Only the lines from the line that has "What Plotly code" through the line that has "W, H = 1920, 4090" should be reproduced, exactly and with both ends kept.

Given data -
┏━━

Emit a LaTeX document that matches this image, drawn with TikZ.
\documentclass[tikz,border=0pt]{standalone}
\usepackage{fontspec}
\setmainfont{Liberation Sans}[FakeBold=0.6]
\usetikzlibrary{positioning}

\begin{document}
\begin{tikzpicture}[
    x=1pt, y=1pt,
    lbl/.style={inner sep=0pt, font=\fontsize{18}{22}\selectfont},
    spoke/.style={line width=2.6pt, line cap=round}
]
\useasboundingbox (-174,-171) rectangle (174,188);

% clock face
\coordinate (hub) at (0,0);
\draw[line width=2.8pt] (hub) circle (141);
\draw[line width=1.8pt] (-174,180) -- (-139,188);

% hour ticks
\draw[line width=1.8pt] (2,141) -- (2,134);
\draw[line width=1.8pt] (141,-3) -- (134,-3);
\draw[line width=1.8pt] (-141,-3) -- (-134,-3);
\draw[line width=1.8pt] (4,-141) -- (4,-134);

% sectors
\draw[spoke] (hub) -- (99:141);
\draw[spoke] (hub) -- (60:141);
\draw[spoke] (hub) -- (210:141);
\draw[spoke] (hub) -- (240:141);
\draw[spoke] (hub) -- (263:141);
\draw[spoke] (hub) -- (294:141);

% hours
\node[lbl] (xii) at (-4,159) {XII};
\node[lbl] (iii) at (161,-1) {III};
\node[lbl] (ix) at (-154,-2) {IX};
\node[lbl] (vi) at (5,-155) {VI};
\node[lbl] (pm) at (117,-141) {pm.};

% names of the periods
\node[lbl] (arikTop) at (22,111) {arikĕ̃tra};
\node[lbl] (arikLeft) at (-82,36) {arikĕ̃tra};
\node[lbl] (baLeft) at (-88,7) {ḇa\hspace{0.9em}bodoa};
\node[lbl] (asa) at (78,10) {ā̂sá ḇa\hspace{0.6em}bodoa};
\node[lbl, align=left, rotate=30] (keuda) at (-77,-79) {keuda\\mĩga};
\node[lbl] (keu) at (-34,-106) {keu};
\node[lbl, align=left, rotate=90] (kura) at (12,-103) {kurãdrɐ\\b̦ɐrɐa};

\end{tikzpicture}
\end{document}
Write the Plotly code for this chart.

┗━━
┏━━

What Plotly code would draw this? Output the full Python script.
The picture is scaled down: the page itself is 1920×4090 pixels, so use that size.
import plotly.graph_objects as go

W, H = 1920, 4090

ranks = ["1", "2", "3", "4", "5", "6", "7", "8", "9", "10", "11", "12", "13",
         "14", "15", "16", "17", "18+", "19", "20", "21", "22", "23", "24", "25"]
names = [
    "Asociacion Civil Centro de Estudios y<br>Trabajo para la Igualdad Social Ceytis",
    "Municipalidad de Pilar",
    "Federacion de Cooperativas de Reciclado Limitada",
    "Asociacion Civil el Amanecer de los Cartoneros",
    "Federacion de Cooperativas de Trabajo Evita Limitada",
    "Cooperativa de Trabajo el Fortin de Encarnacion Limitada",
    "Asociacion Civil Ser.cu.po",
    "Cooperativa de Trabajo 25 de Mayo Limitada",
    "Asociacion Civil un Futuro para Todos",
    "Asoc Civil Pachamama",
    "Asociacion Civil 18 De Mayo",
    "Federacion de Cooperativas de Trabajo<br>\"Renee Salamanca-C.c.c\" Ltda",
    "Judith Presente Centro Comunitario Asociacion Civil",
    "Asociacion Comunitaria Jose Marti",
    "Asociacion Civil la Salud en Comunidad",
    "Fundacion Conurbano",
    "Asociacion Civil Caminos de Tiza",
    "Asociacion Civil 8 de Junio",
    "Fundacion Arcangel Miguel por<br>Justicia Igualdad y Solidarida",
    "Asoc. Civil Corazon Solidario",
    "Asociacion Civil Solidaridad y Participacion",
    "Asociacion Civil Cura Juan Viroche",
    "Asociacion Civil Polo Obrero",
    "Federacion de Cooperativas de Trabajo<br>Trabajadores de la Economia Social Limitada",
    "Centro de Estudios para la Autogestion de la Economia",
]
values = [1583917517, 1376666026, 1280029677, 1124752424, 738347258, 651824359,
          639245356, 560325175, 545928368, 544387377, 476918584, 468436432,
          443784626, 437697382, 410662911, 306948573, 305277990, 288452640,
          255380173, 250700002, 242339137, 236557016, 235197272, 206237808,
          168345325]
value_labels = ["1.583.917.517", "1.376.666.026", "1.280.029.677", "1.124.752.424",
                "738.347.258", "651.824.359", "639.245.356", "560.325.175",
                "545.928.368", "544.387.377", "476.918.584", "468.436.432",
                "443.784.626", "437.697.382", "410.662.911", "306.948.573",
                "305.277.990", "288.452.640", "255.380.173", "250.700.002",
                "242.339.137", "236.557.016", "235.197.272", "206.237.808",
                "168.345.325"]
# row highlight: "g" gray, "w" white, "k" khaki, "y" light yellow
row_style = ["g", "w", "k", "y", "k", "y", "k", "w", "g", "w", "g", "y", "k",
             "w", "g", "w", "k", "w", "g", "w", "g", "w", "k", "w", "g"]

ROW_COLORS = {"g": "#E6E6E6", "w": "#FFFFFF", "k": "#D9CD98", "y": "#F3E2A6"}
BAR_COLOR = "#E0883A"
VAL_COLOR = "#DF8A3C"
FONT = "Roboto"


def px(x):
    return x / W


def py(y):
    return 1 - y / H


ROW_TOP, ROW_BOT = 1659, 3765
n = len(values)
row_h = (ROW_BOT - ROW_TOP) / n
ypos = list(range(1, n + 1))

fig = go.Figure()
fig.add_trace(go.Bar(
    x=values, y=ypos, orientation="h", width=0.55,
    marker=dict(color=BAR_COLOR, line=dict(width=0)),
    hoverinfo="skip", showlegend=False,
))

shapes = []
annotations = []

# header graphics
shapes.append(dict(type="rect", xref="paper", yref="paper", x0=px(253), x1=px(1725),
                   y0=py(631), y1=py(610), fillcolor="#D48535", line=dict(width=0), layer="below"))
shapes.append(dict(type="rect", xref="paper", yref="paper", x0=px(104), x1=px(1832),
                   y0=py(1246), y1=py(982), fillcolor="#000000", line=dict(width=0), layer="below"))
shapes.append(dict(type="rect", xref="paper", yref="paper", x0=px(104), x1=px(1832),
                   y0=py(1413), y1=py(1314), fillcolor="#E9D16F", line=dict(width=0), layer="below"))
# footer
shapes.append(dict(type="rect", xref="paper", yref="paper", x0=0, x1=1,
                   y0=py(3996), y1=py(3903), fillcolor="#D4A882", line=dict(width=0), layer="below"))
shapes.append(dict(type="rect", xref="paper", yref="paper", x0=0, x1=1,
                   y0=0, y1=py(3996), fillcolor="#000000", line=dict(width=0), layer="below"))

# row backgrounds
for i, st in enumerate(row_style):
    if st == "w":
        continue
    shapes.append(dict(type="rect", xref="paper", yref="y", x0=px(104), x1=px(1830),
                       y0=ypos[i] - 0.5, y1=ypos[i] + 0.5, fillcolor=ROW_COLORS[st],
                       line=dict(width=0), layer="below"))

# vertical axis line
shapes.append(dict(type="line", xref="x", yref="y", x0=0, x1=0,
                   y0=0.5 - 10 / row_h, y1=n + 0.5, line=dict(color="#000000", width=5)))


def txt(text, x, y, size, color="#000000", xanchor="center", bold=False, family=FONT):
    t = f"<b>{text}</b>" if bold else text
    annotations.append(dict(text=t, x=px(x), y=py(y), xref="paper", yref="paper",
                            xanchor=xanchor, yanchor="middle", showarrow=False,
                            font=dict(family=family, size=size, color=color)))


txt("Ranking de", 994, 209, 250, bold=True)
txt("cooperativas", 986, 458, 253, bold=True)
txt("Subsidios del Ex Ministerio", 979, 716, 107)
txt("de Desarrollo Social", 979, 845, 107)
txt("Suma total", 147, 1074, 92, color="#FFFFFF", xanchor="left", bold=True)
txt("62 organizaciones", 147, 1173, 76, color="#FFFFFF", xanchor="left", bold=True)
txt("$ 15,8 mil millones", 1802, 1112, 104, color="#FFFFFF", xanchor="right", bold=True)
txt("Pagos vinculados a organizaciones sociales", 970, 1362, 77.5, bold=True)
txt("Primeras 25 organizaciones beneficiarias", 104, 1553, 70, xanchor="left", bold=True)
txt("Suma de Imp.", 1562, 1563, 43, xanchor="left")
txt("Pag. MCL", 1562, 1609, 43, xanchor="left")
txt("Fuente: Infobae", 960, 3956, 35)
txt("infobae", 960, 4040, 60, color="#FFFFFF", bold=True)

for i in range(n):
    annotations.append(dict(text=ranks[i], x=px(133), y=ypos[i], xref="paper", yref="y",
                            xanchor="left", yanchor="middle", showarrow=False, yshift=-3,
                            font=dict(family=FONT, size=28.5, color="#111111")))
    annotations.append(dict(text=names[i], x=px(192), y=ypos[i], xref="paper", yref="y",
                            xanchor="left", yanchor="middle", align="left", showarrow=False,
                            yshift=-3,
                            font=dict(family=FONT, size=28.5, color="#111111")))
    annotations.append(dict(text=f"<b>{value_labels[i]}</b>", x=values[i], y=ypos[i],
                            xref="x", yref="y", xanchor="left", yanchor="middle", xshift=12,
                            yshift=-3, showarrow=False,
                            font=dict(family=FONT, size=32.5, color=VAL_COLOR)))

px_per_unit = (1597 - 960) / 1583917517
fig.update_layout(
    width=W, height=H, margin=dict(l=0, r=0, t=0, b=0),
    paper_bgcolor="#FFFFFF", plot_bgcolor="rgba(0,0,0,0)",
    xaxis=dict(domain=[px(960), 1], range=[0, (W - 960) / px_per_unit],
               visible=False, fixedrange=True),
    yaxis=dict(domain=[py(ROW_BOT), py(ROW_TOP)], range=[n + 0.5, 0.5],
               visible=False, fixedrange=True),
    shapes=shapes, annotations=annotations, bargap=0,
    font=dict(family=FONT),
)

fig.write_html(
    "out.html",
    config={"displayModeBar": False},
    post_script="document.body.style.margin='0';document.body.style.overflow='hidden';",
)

┗━━

Task response -
What Plotly code would draw this? Output the full Python script.
The picture is scaled down: the page itself is 1920×4090 pixels, so use that size.
import plotly.graph_objects as go

W, H = 1920, 4090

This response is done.